Another notable failure is Marriott’s Farmville-inspired game My Marriott Hotel, which was introduced as part of its recruitment strategy on Facebook. But, while the game looked very sharp, its limited audience meant that engagement was well below par. And, despite Marriott’s initial plans to launch more games in the series, they have yet to do so.

Many of these missteps, however, are down to organizations “jumping on the bandwagon” without really thinking about what they want their gamification platform to achieve, and how it should be designed to ensure that these goals are met.

As Brian Burke, vice president at Gartner, declared in 2012, “Poor game design is one of the key failings of many gamified applications. The focus is on the obvious game mechanics, such as points, badges and leaderboards, rather than the more subtle and more important game design elements, such as balancing competition and collaboration, or defining a meaningful game economy.”

A Three-Step Framework

An Coppens, chief game designer at Gamification Nation, suggested in 2017 that, for gamification to be truly successful, organizations need to have a clear “endgame” in mind from the outset.

“Organizations need to be mindful that introducing game mechanics may introduce – and encourage – behaviors you don’t want in your workers,” she said.

“For example, a leaderboard of your people’s actions introduces competition, which you may not want to achieve. If, for example, collaboration is an objective, team quests or adventures may be more appropriate.

“Either way, your gamification needs to fit with the culture of the organization and the people working for it.”

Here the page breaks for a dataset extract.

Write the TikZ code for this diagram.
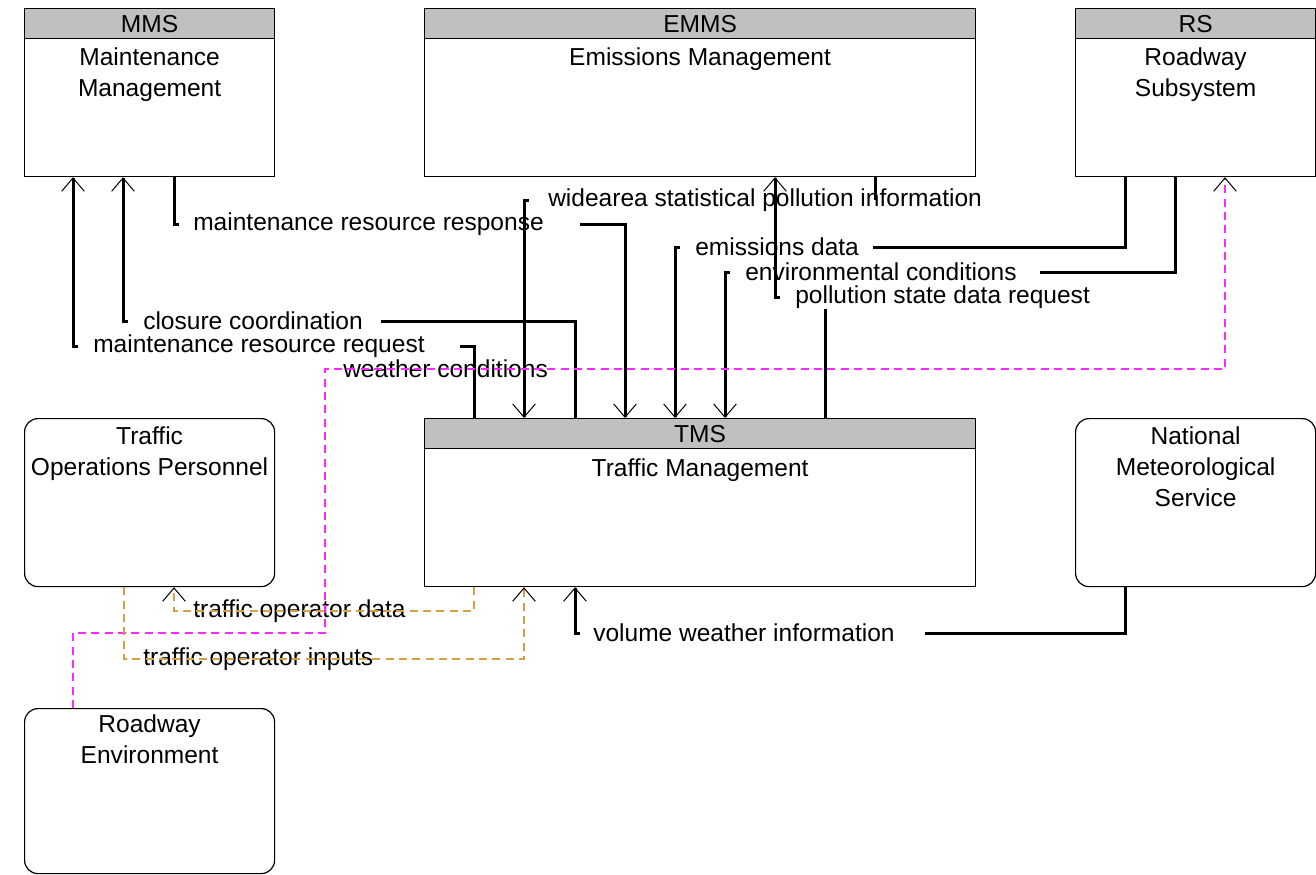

Coppens continued, “Many people assume that all learners are looking for competition and that this will stimulate them to learn more.

“Most learners have a plethora of reasons for why they learn. The key is to understand these and design [games] to satisfy the learners’ preferences.”

To create and implement a system that really works, Coppens suggested using a framework that she called the “Three Levels of Learning Gamification.” Before you do this, however, she advises developing a “solid gamification design,” which takes into account your:

  • Business specifics. These include your KPIs and metrics, your business culture, and your objectives.
  • Players. Who are they? What’s their motivation for playing the game? What behavior do you want them to achieve by playing it?
  • Gamification design. The design process, from creation and testing, through to implementation and support.

Once you’ve gathered all this information, you can start to work through the three levels of Coppens’s framework. These are:

Level 1: Content Gamification

At this stage, you need to think about what learning style your people tend to prefer, and how the gamification platform can facilitate this. As Coppens explained, “The starting point for learning-related gamification is all about content. If you think back to your early years, most of the learning you did happened through exploration and feedback of whether it worked or not.

“It is still a default learning setting for a lot of learners to want to be in charge of how, when and which way they learn best.”

So, the key is to make the learner feel like he or she is in charge of the game; that they have choices, and that those choices have consequences (good or bad). Often, the best way to learn is by making mistakes. When we get things right the first time, it can often be a “fluke” and we may find it hard to replicate, or to remember what we did.

Also, think about what type of content will best suit your objectives. For instance, quests and missions will likely help to stimulate collaboration, while scenario-based content will give users the opportunity to explore the real-life applications of their learning.

Level 2: Systems Gamification

You also need to design a system that will allow learners to progress – typically toward mastery. You can do this through either encouragement or competition.

While competition can be a healthy part of business, Coppens argueed that “it is only a positive experience for those at the top of the league table.”

She added, “From the feedback I keep receiving in my work with learners from the corporate sector, I am part of a vast majority of learners who would rather learn privately, and only display a skill publicly once they have mastered it.”

Ultimately, what learners need is a system that lets them know that they are achieving progress toward their learning goals. This helps to encourage regular interaction and to boost engagement over the long term.

It is also at this level that you can begin to think about the fun aspects of the game: for example, badges, reward statements, or bonuses that help to boost your power or energy. Coppens also advised keeping these aspects of the game consistent with your corporate messaging and wider branding.

Level 3: Evidence of Learning Gamification

Finally, you need to provide “proof of mastery” to your learners. Ultimately, this is the purpose of your game and why people will want to play it. It will also enable you to assess how successful your gamification project has been.

There are a number of ways to provide “proof of mastery”:

  • Set an end-of-course quiz or exam for learners.
  • Allow learners to give feedback on the course, and to rate the content.
  • Assign levels to learners based on their performance – Basic, Intermediate or Advanced, for example.
  • Ask learners how they have applied their learning, and get them to provide evidence of this.
  • Get feedback from third parties (for example, teachers or mentors) on the learners’ progress.
  • Allow learners to become coaches or mentors on the topic.